Chapter MCQ Test 2 — Depreciation, Provisions and Reserves
10 Questions • 12 min • Chapter MCQ
12:00
Question 1 of 10
A machine costs Rs 2,00,000, scrap Rs 20,000, life 9 years (SLM). After 3 years its book value is:
Rs 1,40,000
Rs 1,80,000
Rs 1,00,000
Rs 60,000
Explanation: Annual dep = (2,00,000 − 20,000)/9 = 20,000; after 3 years = 2,00,000 − 60,000 = 1,40,000.
Question 2 of 10
Why does WDV never reduce an asset's book value to exactly zero?
A fixed % of a shrinking balance always leaves a small remainder
WDV adds value
It is illegal to reach zero
Scrap is added back
Explanation: Each year takes a percentage of the remaining value, which keeps approaching but never reaching zero.
Question 3 of 10
An asset (cost 1,00,000, 10% WDV) is sold after 2 years for Rs 78,000. The profit or loss is:
Loss of Rs 3,000
Profit of Rs 3,000
Profit of Rs 78,000
No profit or loss
Explanation: Book value after 2 yrs = 81,000 (100,000→90,000→81,000); sold for 78,000 → loss 3,000.
Question 4 of 10
A firm wants heavier depreciation in the early years to match heavy early obsolescence. It should choose:
WDV method
SLM
No depreciation
Revaluation upward
Explanation: WDV front-loads depreciation, matching assets that lose value quickly early on.
Question 5 of 10
Which statement correctly distinguishes a provision from a reserve?

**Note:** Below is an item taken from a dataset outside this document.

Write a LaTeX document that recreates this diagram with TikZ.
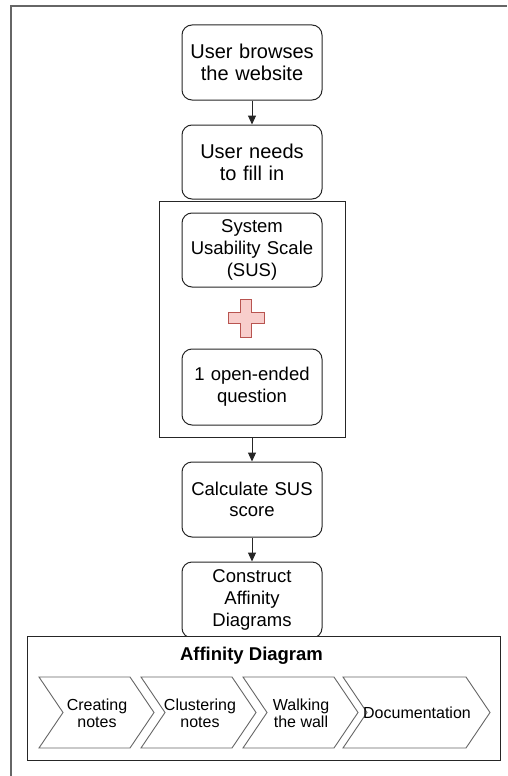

A provision is a charge against profit; a reserve is an appropriation of profit
Both are appropriations
A reserve is compulsory; a provision is optional
They are identical
Explanation: Provisions are mandatory charges (even in losses); reserves are voluntary appropriations of profit.
Question 6 of 10
Depreciation is added back when computing 'funds from operations' because it is:
A non-cash expense
A cash payment
A reserve
An asset
Explanation: Depreciation reduces profit but involves no cash outflow, so it is added back in fund/cash flow workings.
Question 7 of 10
Under SLM the annual rate of depreciation for a machine of Rs 50,000 charged Rs 7,500 a year is:
15%
7.5%
20%
10%
Explanation: Rate = (7,500 / 50,000) × 100 = 15%.
Question 8 of 10
If a firm forgets to charge depreciation, its profit and assets are:
Both overstated
Both understated
Profit understated, assets overstated
Unaffected
Explanation: Omitting the expense overstates profit, and the un-depreciated asset is overstated in the balance sheet.
Question 9 of 10
A 'specific reserve' differs from a 'general reserve' in that it is:
Created for a particular, named purpose
Larger
A charge against profit
Never disclosed
Explanation: A specific reserve is earmarked for a defined purpose (e.g. dividend equalisation); a general reserve strengthens the firm broadly.
Question 10 of 10
Charging depreciation up to the date of sale BEFORE computing profit/loss on disposal ensures:
The book value used is correct on the sale date
More tax
A bigger sale price
No depreciation is needed
Explanation: Only an up-to-date book value gives the correct gain or loss when compared with the sale proceeds.